(A block of data)
[start]
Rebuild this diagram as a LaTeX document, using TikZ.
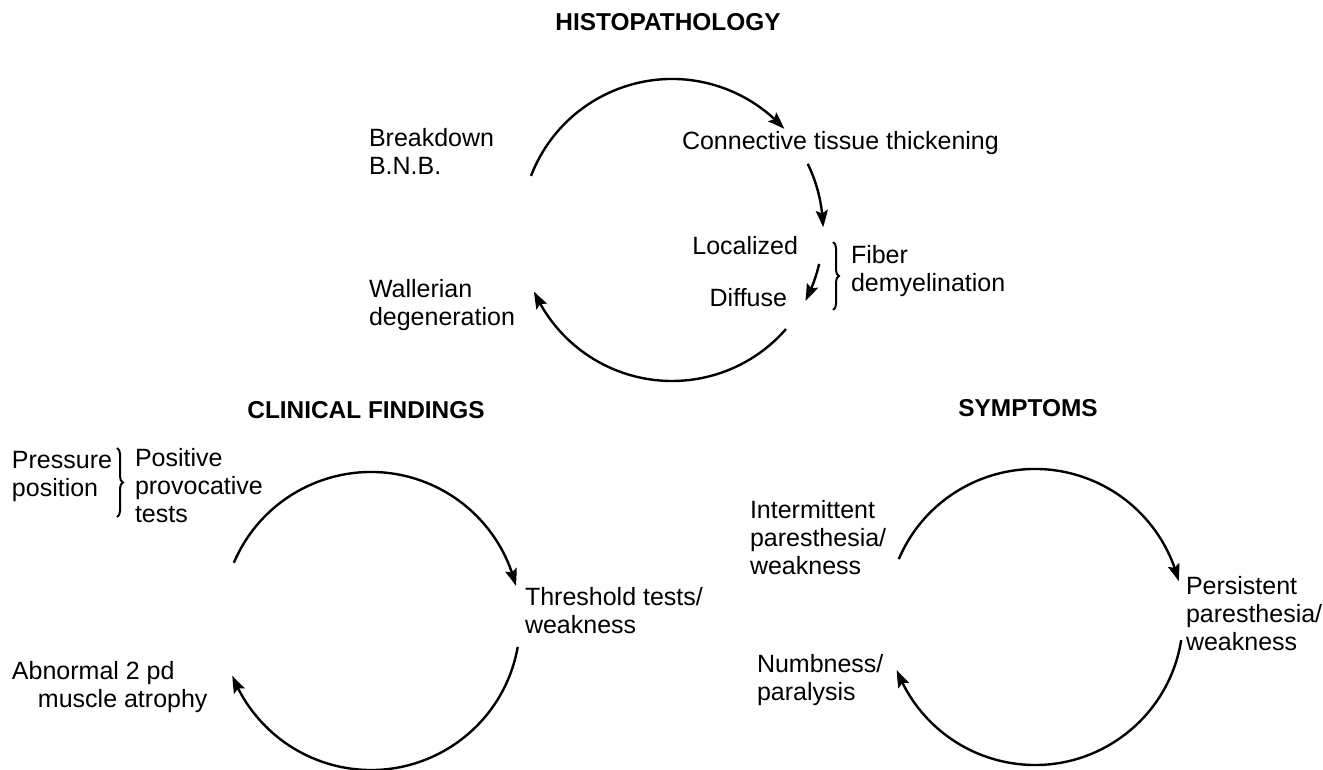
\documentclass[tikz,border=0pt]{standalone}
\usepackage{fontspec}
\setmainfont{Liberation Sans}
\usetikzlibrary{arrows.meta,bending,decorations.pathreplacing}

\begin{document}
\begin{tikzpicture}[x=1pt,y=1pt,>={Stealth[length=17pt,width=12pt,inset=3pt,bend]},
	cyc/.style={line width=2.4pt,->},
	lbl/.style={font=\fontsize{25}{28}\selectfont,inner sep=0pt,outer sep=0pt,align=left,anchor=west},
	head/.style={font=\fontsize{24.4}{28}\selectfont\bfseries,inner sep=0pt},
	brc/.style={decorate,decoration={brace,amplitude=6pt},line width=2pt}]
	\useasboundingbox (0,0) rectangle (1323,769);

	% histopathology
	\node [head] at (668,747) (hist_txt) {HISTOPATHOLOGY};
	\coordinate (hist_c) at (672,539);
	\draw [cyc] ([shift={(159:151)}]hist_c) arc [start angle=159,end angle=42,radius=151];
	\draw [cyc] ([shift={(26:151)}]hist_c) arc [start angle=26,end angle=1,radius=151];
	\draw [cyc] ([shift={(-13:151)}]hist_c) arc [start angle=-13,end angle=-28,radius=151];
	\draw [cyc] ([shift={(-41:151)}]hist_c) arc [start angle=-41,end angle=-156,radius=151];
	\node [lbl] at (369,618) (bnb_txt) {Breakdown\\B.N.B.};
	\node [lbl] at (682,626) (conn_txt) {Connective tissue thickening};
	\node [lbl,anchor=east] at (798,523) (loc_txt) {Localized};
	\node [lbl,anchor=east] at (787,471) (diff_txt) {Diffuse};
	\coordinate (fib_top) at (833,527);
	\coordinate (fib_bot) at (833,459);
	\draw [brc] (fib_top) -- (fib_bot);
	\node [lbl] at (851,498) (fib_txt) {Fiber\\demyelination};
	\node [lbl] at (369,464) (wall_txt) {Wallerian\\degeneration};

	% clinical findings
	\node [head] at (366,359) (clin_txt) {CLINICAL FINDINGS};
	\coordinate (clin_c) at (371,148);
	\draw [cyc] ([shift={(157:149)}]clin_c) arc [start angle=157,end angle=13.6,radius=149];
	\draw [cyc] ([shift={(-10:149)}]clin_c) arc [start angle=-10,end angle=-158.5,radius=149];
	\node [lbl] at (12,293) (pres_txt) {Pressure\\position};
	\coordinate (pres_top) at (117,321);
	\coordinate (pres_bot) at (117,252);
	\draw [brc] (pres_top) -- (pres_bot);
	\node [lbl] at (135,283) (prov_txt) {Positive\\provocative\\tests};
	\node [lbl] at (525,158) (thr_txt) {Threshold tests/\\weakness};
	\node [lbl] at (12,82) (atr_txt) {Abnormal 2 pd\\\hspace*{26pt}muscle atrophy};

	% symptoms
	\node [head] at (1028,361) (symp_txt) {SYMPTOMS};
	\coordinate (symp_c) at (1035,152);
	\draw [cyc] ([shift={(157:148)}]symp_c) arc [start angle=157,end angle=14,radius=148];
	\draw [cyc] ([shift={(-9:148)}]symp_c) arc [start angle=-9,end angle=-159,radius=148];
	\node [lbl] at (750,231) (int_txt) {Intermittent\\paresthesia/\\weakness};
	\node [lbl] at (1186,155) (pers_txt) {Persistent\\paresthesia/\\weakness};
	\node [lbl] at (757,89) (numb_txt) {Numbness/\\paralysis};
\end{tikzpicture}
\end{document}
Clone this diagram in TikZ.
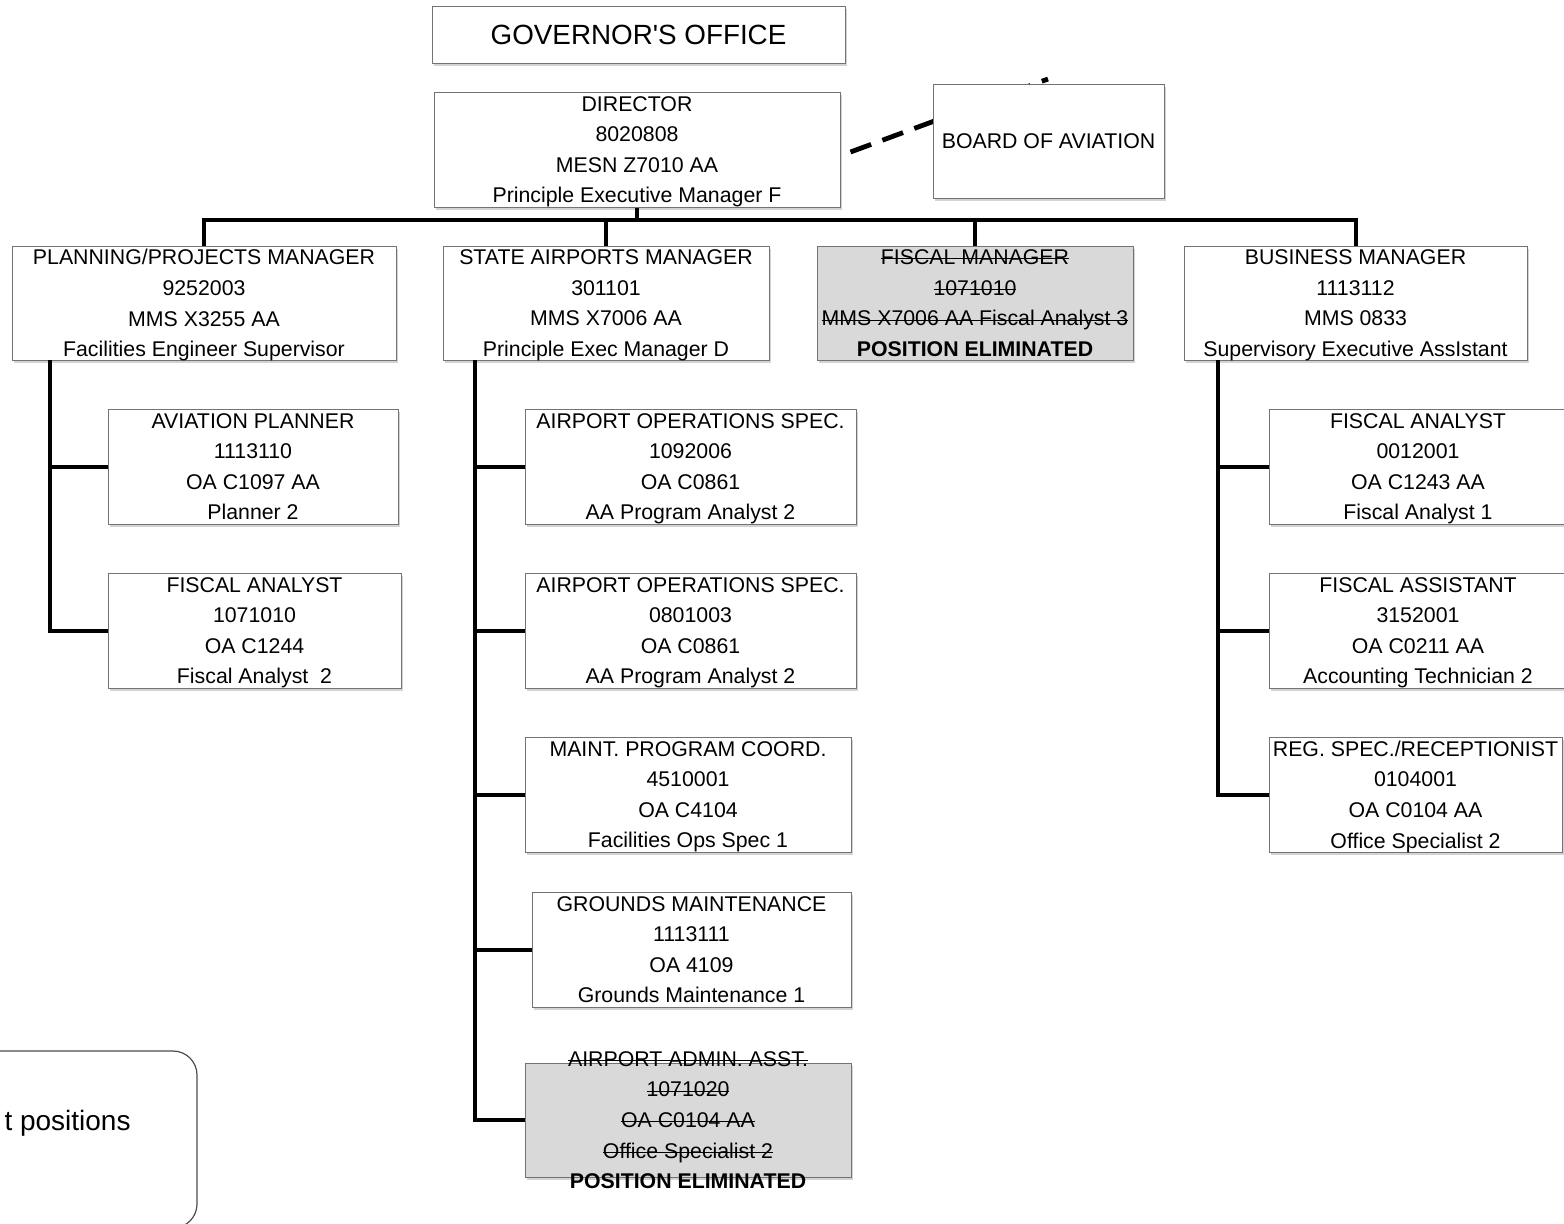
[end]
• _AIM_:
Please take the lines from the beginning of the data above through the line holding "(0,0) rectangle (1323,769);" and transcribe them exactly, without any pictures.

• _RESULT_:
Rebuild this diagram as a LaTeX document, using TikZ.
\documentclass[tikz,border=0pt]{standalone}
\usepackage{fontspec}
\setmainfont{Liberation Sans}
\usetikzlibrary{arrows.meta,bending,decorations.pathreplacing}

\begin{document}
\begin{tikzpicture}[x=1pt,y=1pt,>={Stealth[length=17pt,width=12pt,inset=3pt,bend]},
	cyc/.style={line width=2.4pt,->},
	lbl/.style={font=\fontsize{25}{28}\selectfont,inner sep=0pt,outer sep=0pt,align=left,anchor=west},
	head/.style={font=\fontsize{24.4}{28}\selectfont\bfseries,inner sep=0pt},
	brc/.style={decorate,decoration={brace,amplitude=6pt},line width=2pt}]
	\useasboundingbox (0,0) rectangle (1323,769);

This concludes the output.